Ekstase Secangkir Kopi Tubruk

Sebagaimana pernah saya ceritakan di sini, saya adalah penikmat kopi. Bahkan (sebenarnya) saya tidak cuma sekadar menikmati cairan hitam itu dari cangkirnya belaka, melainkan juga keseluruhan proses penyajiannya.

Saya mulai dari pembelian biji atau bubuknya. Membeli kopi adalah sebuah proses awal saya untuk menikmati kopi. Membeli, karena saya belum punya kebun kopi sendiri. Saya mulai merasakan getaran-getaran kenikmatan itu sejak melangkahkan kaki keluar rumah untuk membeli kopi. Saya sudah membayangkan jenis-jenis dan merek-merek kopi yang tertata di rak supermarket atau membayangkan bau bijinya yang terpanggang, jika saya membelinya di toko kopi. Tapi saya lebih sering membelinya di supermarket, karena tersedia banyak pilihan. Walau banyak pilihan, tapi sebenarnya saya sudah menetapkan kopi favorit saya: arabica, apapun merek kemasannya. Harganya memang di atas kopi robusta yang mendominasi pasaran tanah air. Sungguh keasyikkan tersendiri bagi saya menyaksikan deretan kemasan kopi beragam merek. Saya senang berlama-lama di rak kopi, mengamati bungkusan itu satu per satu.

Setelah membawa pulang sebungkus kopi (dengan perasaan sumringah), maka tahapan "ritual ngopi" saya berikutnya adalah menyiapkan panci atau ceret untuk menjerang air. Suara air bening bersih yang menyentuh dasar panci atau ceret terasa indah. Lalu saya letakkan wadah itu di atas tungku kompor. Api segera membakar pantat wadah itu. Walaupun belum pernah mencobanya, tapi saya terkadang suka membayangkan bahwa rasanya memasak air hingga mendidih dengan api dari tungku kayu bakar jauh lebih nikmat, daripada kompor gas atau listrik.

Sambil menunggu api mendidihkan air, saya siapkan cangkir keramik. Bagi saya inilah sarana yang paling tepat untuk menikmati kopi. Saya suka berkelakar bahwa minuman kopi cair dalam kemasan kaleng atau kemasan karton kotak atau kemasan gelas plastik (ala air mineral) adalah bentuk "penistaan" terhadap kopi. Pilihan saya adalah cangkir keramik berkapasitas antara 180 ml hingga 200 ml. Cangkir dengan kapasitas di atas itu lebih cocok untuk minum cokelat atau susu hangat (yang juga salah satu minuman favorit saya).

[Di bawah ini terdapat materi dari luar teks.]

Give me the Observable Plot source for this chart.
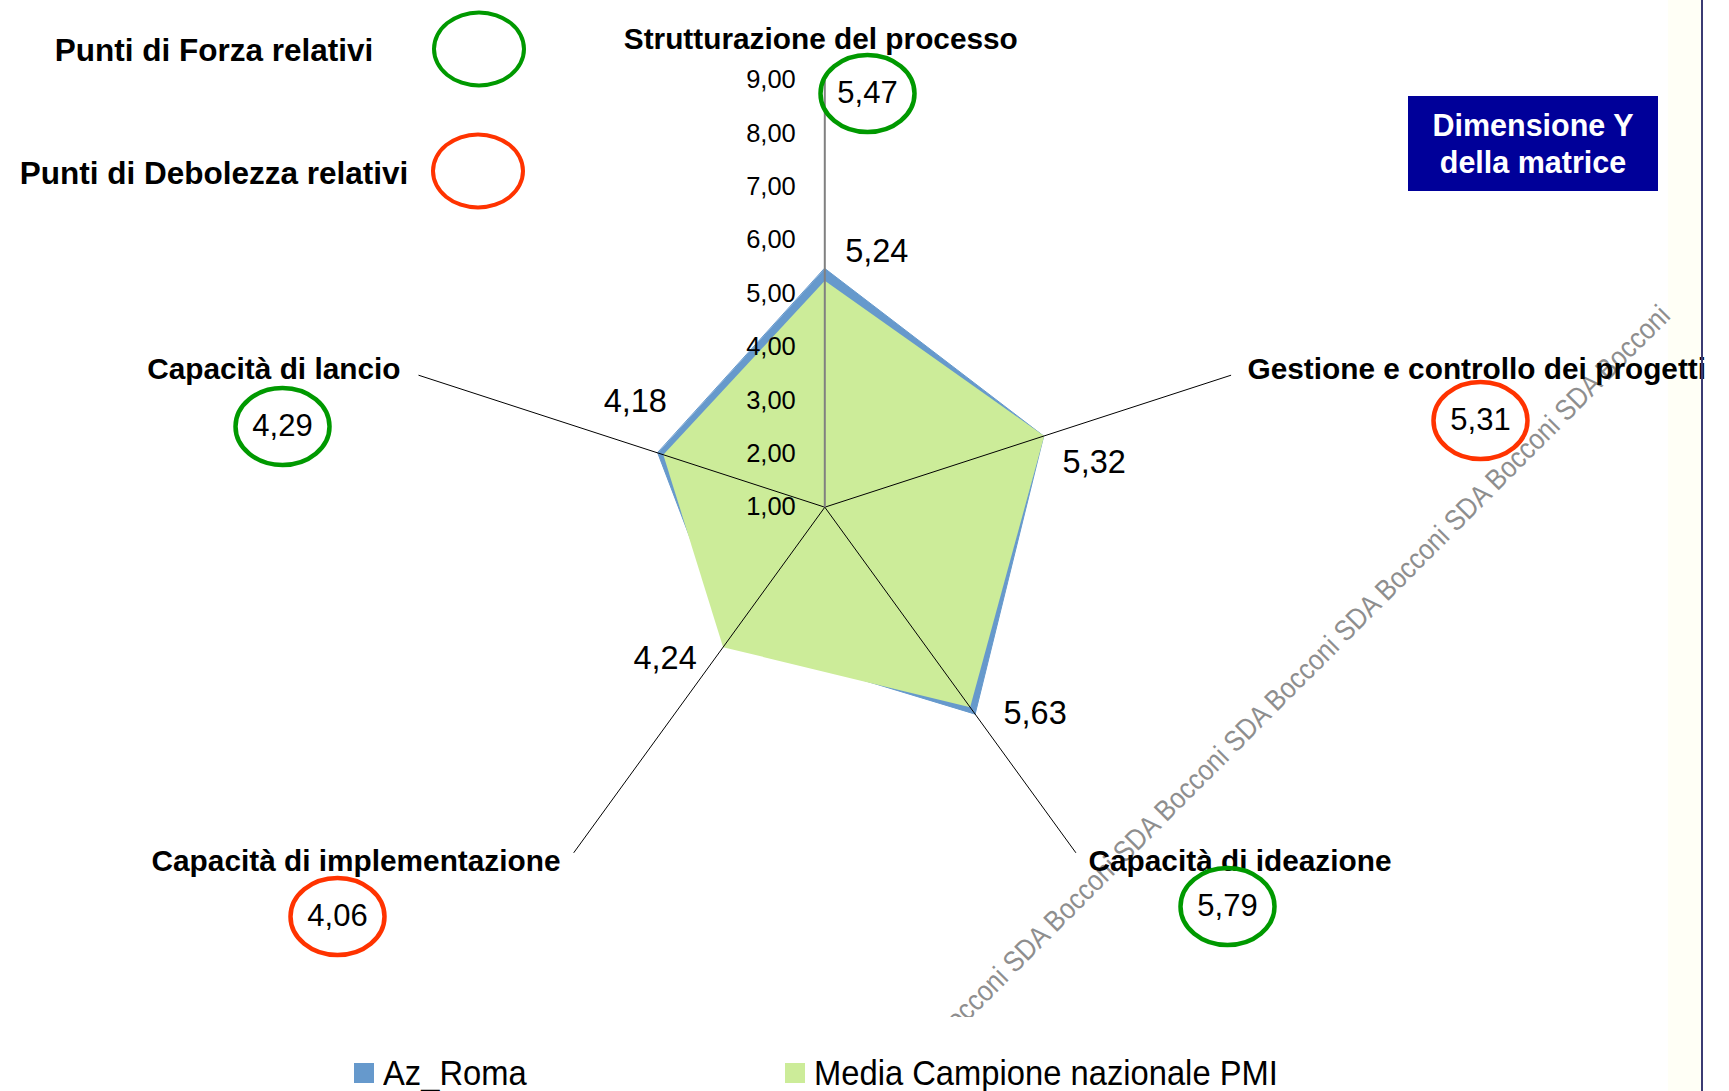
<!DOCTYPE html>
<html>
<head>
<meta charset="utf-8">
<script src="https://cdn.jsdelivr.net/npm/d3@7"></script>
<script src="https://cdn.jsdelivr.net/npm/@observablehq/plot@0.6"></script>
<style>
  html, body { margin: 0; padding: 0; background: #fff; }
  #wrap { position: relative; width: 1729px; height: 1091px; overflow: hidden; background: #fff;
          font-family: "Liberation Sans", Arial, Helvetica, sans-serif; color: #000; }
  #wm { position: absolute; left: 0; top: 0; width: 1729px; height: 1017px; overflow: hidden; z-index: 0; }
  #wmtext { position: absolute; left: 946px; top: 1044px; transform-origin: 0 0;
            transform: rotate(-45deg) scale(0.88, 1) translate(0, -0.85em); white-space: nowrap;
            font-size: 29px; line-height: 1em; color: #8e8e8e; }
  #chart { position: absolute; left: 0; top: 0; z-index: 1; }
  #chart svg { background: transparent; }
  .key { position: absolute; z-index: 2; font-weight: bold; font-size: 31.5px; white-space: nowrap;
         transform: translate(-50%, -50%); }
  .ring { position: absolute; z-index: 2; box-sizing: border-box; border-radius: 50%;
          width: 94px; height: 77px; transform: translate(-50%, -50%); border-width: 4.5px; border-style: solid; }
  #box { position: absolute; z-index: 2; left: 1408px; top: 96px; width: 250px; height: 95px; background: #000099;
         color: #fff; font-weight: bold; font-size: 30.5px; line-height: 37px; text-align: center;
         display: flex; flex-direction: column; justify-content: center; }
  #rline { position: absolute; z-index: 3; left: 1701px; top: 0; width: 2px; height: 1091px; background: #3b3b73; }
  #cream { position: absolute; z-index: 0; left: 1668px; top: 0; width: 33px; height: 1091px; background: #fffff6; }
  #legend { position: absolute; left: 0; top: 1047px; width: 1729px; height: 51px; z-index: 2; }
  .lg { position: absolute; top: 0; height: 51px; display: flex; align-items: center; white-space: nowrap; }
  .lg span { font-size: 35px; display: inline-block; transform: scaleX(0.935); transform-origin: 0 50%; }
  .sw { width: 20px; height: 20px; margin-right: 9px; }
</style>
</head>
<body>
<div id="wrap">
  <div id="cream"></div>
  <div id="wm"><div id="wmtext"></div></div>
  <div id="chart"></div>
  <div id="box"></div>
  <div id="legend"></div>
  <div id="rline"></div>
</div>
<script>
// ---------------- data ----------------
const categories = [
  "Strutturazione del processo",
  "Gestione e controllo dei progetti",
  "Capacità di ideazione",
  "Capacità di implementazione",
  "Capacità di lancio"
];
const azRoma   = [5.47, 5.31, 5.79, 4.06, 4.29];
const mediaPMI = [5.24, 5.32, 5.63, 4.24, 4.18];
const tickValues = [1, 2, 3, 4, 5, 6, 7, 8, 9];
const seriesNames = ["Az_Roma", "Media Campione nazionale PMI"];
const keyLabels = ["Punti di Forza relativi", "Punti di Debolezza relativi"];
const boxLines = ["Dimensione Y", "della matrice"];
const watermarkWord = "SDA Bocconi";

// ---------------- styles / layout ----------------
const COL_AZ = "#6699cc", COL_MEDIA = "#ccec99";
const COL_GOOD = "#009900", COL_BAD = "#ff3300";
const W = 1729, H = 1040, CX = 824.3, CY = 506.7, U = 53.4;  // px per axis unit
const rmin = 1, rmax = 9;
// label layout (px offsets from the relevant anchor point)
const catLabelLayout = [
  {anchor: "middle", dx: -4,    dy: -40.5},
  {anchor: "start",  dx: 16.4,  dy: -5.7},
  {anchor: "start",  dx: 12.6,  dy: 8.7},
  {anchor: "end",    dx: -13.2, dy: 8.7},
  {anchor: "end",    dx: -18,   dy: -5.7}
];
const mediaLabelOffset = [[52, -29], [50, 27], [65, 6], [-58, 11], [-28, -53]];
const ringOffset = [[42.7, 13.5], [249.4, 45.3], [151.6, 53.7], [-236.2, 63.7], [-136, 51.3]];
const keyPos = [[214, 50, 479, 48.5], [214, 173, 478, 171]];
const legendPos = [354, 785];

const N = categories.length;
const ang = i => i * 2 * Math.PI / N;
const P = (i, r, ox = 0, oy = 0) => [r * Math.sin(ang(i)) + ox / U, r * Math.cos(ang(i)) - oy / U];
const fmt = v => d3.format(".2f")(v).replace(".", ",");

const rows = categories.map((c, i) => {
  const [ex, ey] = P(i, rmax - rmin);
  const [ax, ay] = P(i, azRoma[i] - rmin);
  const [mx, my] = P(i, mediaPMI[i] - rmin);
  const [mlx, mly] = P(i, mediaPMI[i] - rmin, ...mediaLabelOffset[i]);
  const L = catLabelLayout[i];
  const [clx, cly] = P(i, rmax - rmin, L.dx, L.dy);
  const [rx, ry] = P(i, rmax - rmin, ...ringOffset[i]);
  return {i, cat: c, az: azRoma[i], media: mediaPMI[i], anchor: L.anchor,
          ex, ey, ax, ay, mx, my, mlx, mly, clx, cly, rx, ry};
});

const ellipseSymbol = {
  draw(ctx, size) {
    const rx = Math.sqrt(size / Math.PI), ry = rx * 0.82, k = 0.5523;
    ctx.moveTo(rx, 0);
    ctx.bezierCurveTo(rx, ry * k, rx * k, ry, 0, ry);
    ctx.bezierCurveTo(-rx * k, ry, -rx, ry * k, -rx, 0);
    ctx.bezierCurveTo(-rx, -ry * k, -rx * k, -ry, 0, -ry);
    ctx.bezierCurveTo(rx * k, -ry, rx, -ry * k, rx, 0);
    ctx.closePath();
  }
};

const FONT = "Liberation Sans, Arial, Helvetica, sans-serif";

const chart = Plot.plot({
  width: W, height: H,
  margin: 0,
  x: {domain: [-CX / U, (W - CX) / U], range: [0, W], axis: null},
  y: {domain: [-(H - CY) / U, CY / U], range: [H, 0], axis: null},
  style: {fontFamily: FONT, background: "transparent", overflow: "visible"},
  marks: [
    Plot.line(rows, {x: "ax", y: "ay", curve: "linear-closed", fill: COL_AZ, stroke: COL_AZ, strokeWidth: 1}),
    Plot.line(rows, {x: "mx", y: "my", curve: "linear-closed", fill: COL_MEDIA, stroke: "none"}),
    Plot.link(rows.filter(d => d.i > 0), {x1: () => 0, y1: () => 0, x2: "ex", y2: "ey", stroke: "#000", strokeWidth: 1}),
    Plot.link(rows.filter(d => d.i === 0), {x1: () => 0, y1: () => 0, x2: "ex", y2: "ey", stroke: "#808080", strokeWidth: 2}),
    Plot.text(tickValues, {x: () => 0, y: d => d - rmin, text: d => fmt(d), textAnchor: "end", dx: -29, fontSize: 25.5, fill: "#000"}),
    Plot.text(rows, {x: "mlx", y: "mly", text: d => fmt(d.media), fontSize: 32.5, fill: "#000"}),
    ...["middle", "start", "end"].map(a =>
      Plot.text(rows.filter(d => d.anchor === a), {x: "clx", y: "cly", text: "cat", textAnchor: a,
        fontSize: 29.8, fontWeight: "bold", fill: "#000"})),
    Plot.text(rows, {x: "rx", y: "ry", text: d => fmt(d.az), fontSize: 31, fill: "white", stroke: "white", strokeWidth: 22}),
    Plot.dot(rows.filter(d => d.az > d.media), {x: "rx", y: "ry", r: 47, symbol: ellipseSymbol, fill: "none", stroke: COL_GOOD, strokeWidth: 4.5}),
    Plot.dot(rows.filter(d => d.az <= d.media), {x: "rx", y: "ry", r: 47, symbol: ellipseSymbol, fill: "none", stroke: COL_BAD, strokeWidth: 4.5}),
    Plot.text(rows, {x: "rx", y: "ry", text: d => fmt(d.az), fontSize: 31, fill: "#000"})
  ]
});
document.getElementById("chart").appendChild(chart);

// key (top-left)
const wrap = document.getElementById("wrap");
keyLabels.forEach((t, k) => {
  const [tx, ty, ex, ey] = keyPos[k];
  const lab = document.createElement("div");
  lab.className = "key"; lab.textContent = t;
  lab.style.left = tx + "px"; lab.style.top = ty + "px";
  wrap.appendChild(lab);
  const ring = document.createElement("div");
  ring.className = "ring";
  ring.style.left = ex + "px"; ring.style.top = ey + "px";
  ring.style.borderColor = k === 0 ? COL_GOOD : COL_BAD;
  wrap.appendChild(ring);
});

// box
document.getElementById("box").innerHTML = boxLines.map(l => `<div>${l}</div>`).join("");

// watermark
document.getElementById("wmtext").textContent = "Bocconi " + Array(6).fill(watermarkWord).join(" ");

// legend
const leg = document.getElementById("legend");
seriesNames.forEach((s, k) => {
  const it = document.createElement("div");
  it.className = "lg"; it.style.left = legendPos[k] + "px";
  it.innerHTML = `<div class="sw" style="background:${k === 0 ? COL_AZ : COL_MEDIA}"></div><span>${s}</span>`;
  leg.appendChild(it);
});
</script>
</body>
</html>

Kemasan kopi arabica saya buka dengan penuh perasaan. Saya menyaksikan bubuk hitam itu duduk manis di dalam kemasannya. Kemudian saya sendok hati-hati sebanyak tiga sendok teh menjulang bubuk kopi itu ke dalam cangkir tadi. Saya angkat sebentar cangkir itu dan saya dekatkan mulutnya ke hidung saya. Saya hirup perlahan wangi kopi itu. Aaah...

Saya tidak terlalu suka kopi pahit dan saya juga tidak suka jika kopi saya terlalu manis. Maka sebagai jalan tengah, saya tambahkan setengah atau satu sendok teh gula. Sekadar sebagai syarat saja. Kalau di cafe, saya lebih suka macchiato daripada espresso.

Dan saat itupun hampir tiba. Air mendidih. Perlahan saya tuang air panas itu ke dalam cangkir. Butiran halus bubuk kopi dan sedikit gula itu seolah bergumul dengan air panas. Pergumulan makin ramai dengan hadirnya sendok teh yang saya pergunakan untuk mengaduk cairan nikmat itu. Bunyi dentingannya begitu khas dan seketika, semerbak wangi kopi menyeruak memenuhi ruangan. Aduhai...

Lalu dimulailah "acara puncak" dari rangkaian "ritual ngopi" tersebut: saya menyesap perlahan kopi panas itu. Sluuuurrrps... aaah... Subhanallah... Sungguh nikmat. Walaupun istri tercinta suka membuatkan saya kopi tubruk kesukaan saya, tapi sesungguhnya, jika disuruh memilih, saya pribadi lebih suka membuatnya sendiri. Seluruh rangkain prosesnya itu semakin menambah kenikmatan ngopi.

Mari kawan, angkat cangkir kopimu itu. Selamat ngopi. Jangan lupa bersyukur kepadaNya.